Task description =
Give back the full listing verbatim, apart from its images.

Recorded data =
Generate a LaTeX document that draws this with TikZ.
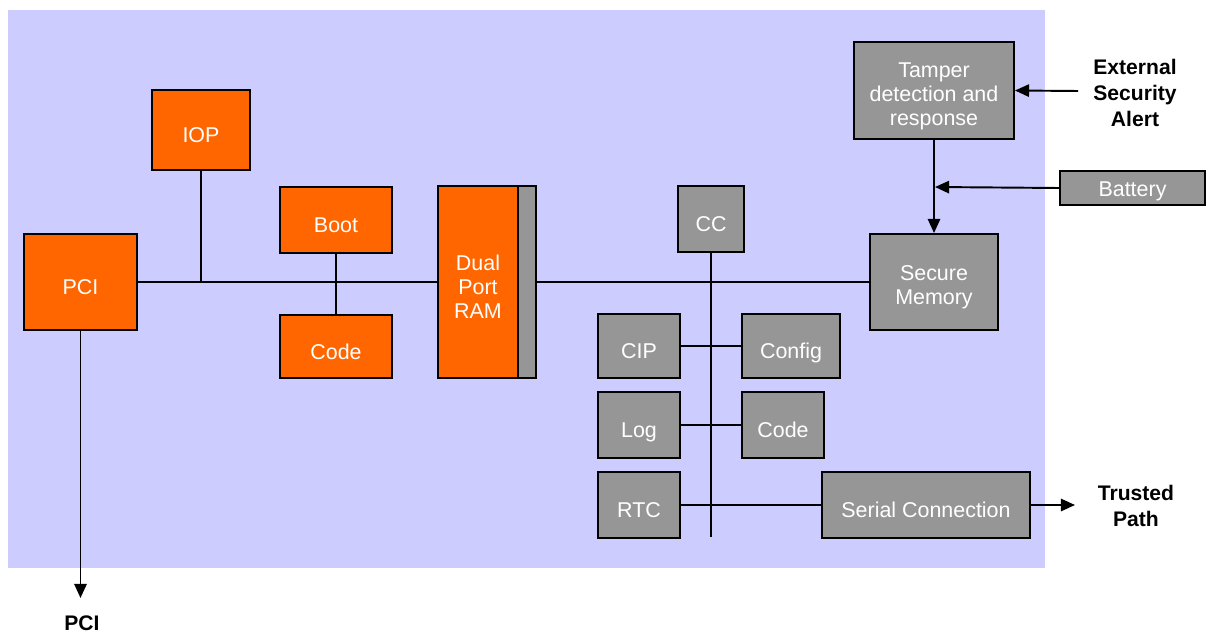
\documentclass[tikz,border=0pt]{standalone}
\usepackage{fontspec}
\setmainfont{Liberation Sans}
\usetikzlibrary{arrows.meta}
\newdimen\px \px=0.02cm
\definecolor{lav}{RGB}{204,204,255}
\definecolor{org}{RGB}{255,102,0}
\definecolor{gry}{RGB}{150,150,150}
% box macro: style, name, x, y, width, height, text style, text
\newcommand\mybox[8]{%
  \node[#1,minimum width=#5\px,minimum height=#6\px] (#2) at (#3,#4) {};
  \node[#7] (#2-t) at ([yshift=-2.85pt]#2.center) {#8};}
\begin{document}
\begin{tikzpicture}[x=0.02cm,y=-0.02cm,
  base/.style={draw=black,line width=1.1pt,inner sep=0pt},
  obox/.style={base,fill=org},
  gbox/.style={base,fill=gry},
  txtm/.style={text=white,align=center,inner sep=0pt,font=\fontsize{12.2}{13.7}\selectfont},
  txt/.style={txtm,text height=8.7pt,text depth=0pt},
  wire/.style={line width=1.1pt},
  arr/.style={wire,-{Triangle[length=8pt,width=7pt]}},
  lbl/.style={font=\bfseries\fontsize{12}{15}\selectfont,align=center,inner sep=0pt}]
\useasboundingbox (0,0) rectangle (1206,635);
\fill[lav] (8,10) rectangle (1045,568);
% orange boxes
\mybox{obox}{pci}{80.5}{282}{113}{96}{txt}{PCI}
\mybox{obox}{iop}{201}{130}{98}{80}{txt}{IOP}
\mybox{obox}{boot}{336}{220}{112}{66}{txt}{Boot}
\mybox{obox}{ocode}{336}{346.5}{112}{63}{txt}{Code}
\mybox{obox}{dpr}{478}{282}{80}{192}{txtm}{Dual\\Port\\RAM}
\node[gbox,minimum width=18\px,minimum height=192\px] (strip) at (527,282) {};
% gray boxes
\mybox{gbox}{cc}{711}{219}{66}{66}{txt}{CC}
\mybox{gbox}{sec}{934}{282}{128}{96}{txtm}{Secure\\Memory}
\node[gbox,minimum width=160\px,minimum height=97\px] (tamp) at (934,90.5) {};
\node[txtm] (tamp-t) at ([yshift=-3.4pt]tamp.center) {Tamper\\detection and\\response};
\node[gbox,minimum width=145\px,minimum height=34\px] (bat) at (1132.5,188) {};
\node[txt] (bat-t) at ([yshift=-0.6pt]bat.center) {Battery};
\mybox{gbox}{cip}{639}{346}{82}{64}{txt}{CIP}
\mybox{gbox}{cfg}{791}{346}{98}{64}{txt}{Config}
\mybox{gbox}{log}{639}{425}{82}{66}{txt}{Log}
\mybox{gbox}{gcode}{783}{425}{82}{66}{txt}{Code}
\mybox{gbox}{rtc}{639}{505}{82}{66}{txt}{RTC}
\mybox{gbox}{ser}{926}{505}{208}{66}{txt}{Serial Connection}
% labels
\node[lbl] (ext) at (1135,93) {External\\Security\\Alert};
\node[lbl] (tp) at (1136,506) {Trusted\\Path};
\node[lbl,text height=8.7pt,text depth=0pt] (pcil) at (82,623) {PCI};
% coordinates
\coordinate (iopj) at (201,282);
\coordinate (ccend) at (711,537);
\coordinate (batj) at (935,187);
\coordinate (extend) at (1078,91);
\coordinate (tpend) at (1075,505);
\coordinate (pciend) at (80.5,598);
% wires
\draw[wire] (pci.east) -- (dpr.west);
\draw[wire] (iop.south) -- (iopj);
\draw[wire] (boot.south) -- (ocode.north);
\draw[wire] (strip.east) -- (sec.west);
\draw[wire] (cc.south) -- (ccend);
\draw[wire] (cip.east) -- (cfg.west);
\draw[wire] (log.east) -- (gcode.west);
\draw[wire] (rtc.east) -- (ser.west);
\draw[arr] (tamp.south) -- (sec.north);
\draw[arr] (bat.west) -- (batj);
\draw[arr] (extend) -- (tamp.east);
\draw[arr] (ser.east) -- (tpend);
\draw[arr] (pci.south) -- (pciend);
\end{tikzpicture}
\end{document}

Answer in full =
Generate a LaTeX document that draws this with TikZ.
\documentclass[tikz,border=0pt]{standalone}
\usepackage{fontspec}
\setmainfont{Liberation Sans}
\usetikzlibrary{arrows.meta}
\newdimen\px \px=0.02cm
\definecolor{lav}{RGB}{204,204,255}
\definecolor{org}{RGB}{255,102,0}
\definecolor{gry}{RGB}{150,150,150}
% box macro: style, name, x, y, width, height, text style, text
\newcommand\mybox[8]{%
  \node[#1,minimum width=#5\px,minimum height=#6\px] (#2) at (#3,#4) {};
  \node[#7] (#2-t) at ([yshift=-2.85pt]#2.center) {#8};}
\begin{document}
\begin{tikzpicture}[x=0.02cm,y=-0.02cm,
  base/.style={draw=black,line width=1.1pt,inner sep=0pt},
  obox/.style={base,fill=org},
  gbox/.style={base,fill=gry},
  txtm/.style={text=white,align=center,inner sep=0pt,font=\fontsize{12.2}{13.7}\selectfont},
  txt/.style={txtm,text height=8.7pt,text depth=0pt},
  wire/.style={line width=1.1pt},
  arr/.style={wire,-{Triangle[length=8pt,width=7pt]}},
  lbl/.style={font=\bfseries\fontsize{12}{15}\selectfont,align=center,inner sep=0pt}]
\useasboundingbox (0,0) rectangle (1206,635);
\fill[lav] (8,10) rectangle (1045,568);
% orange boxes
\mybox{obox}{pci}{80.5}{282}{113}{96}{txt}{PCI}
\mybox{obox}{iop}{201}{130}{98}{80}{txt}{IOP}
\mybox{obox}{boot}{336}{220}{112}{66}{txt}{Boot}
\mybox{obox}{ocode}{336}{346.5}{112}{63}{txt}{Code}
\mybox{obox}{dpr}{478}{282}{80}{192}{txtm}{Dual\\Port\\RAM}
\node[gbox,minimum width=18\px,minimum height=192\px] (strip) at (527,282) {};
% gray boxes
\mybox{gbox}{cc}{711}{219}{66}{66}{txt}{CC}
\mybox{gbox}{sec}{934}{282}{128}{96}{txtm}{Secure\\Memory}
\node[gbox,minimum width=160\px,minimum height=97\px] (tamp) at (934,90.5) {};
\node[txtm] (tamp-t) at ([yshift=-3.4pt]tamp.center) {Tamper\\detection and\\response};
\node[gbox,minimum width=145\px,minimum height=34\px] (bat) at (1132.5,188) {};
\node[txt] (bat-t) at ([yshift=-0.6pt]bat.center) {Battery};
\mybox{gbox}{cip}{639}{346}{82}{64}{txt}{CIP}
\mybox{gbox}{cfg}{791}{346}{98}{64}{txt}{Config}
\mybox{gbox}{log}{639}{425}{82}{66}{txt}{Log}
\mybox{gbox}{gcode}{783}{425}{82}{66}{txt}{Code}
\mybox{gbox}{rtc}{639}{505}{82}{66}{txt}{RTC}
\mybox{gbox}{ser}{926}{505}{208}{66}{txt}{Serial Connection}
% labels
\node[lbl] (ext) at (1135,93) {External\\Security\\Alert};
\node[lbl] (tp) at (1136,506) {Trusted\\Path};
\node[lbl,text height=8.7pt,text depth=0pt] (pcil) at (82,623) {PCI};
% coordinates
\coordinate (iopj) at (201,282);
\coordinate (ccend) at (711,537);
\coordinate (batj) at (935,187);
\coordinate (extend) at (1078,91);
\coordinate (tpend) at (1075,505);
\coordinate (pciend) at (80.5,598);
% wires
\draw[wire] (pci.east) -- (dpr.west);
\draw[wire] (iop.south) -- (iopj);
\draw[wire] (boot.south) -- (ocode.north);
\draw[wire] (strip.east) -- (sec.west);
\draw[wire] (cc.south) -- (ccend);
\draw[wire] (cip.east) -- (cfg.west);
\draw[wire] (log.east) -- (gcode.west);
\draw[wire] (rtc.east) -- (ser.west);
\draw[arr] (tamp.south) -- (sec.north);
\draw[arr] (bat.west) -- (batj);
\draw[arr] (extend) -- (tamp.east);
\draw[arr] (ser.east) -- (tpend);
\draw[arr] (pci.south) -- (pciend);
\end{tikzpicture}
\end{document}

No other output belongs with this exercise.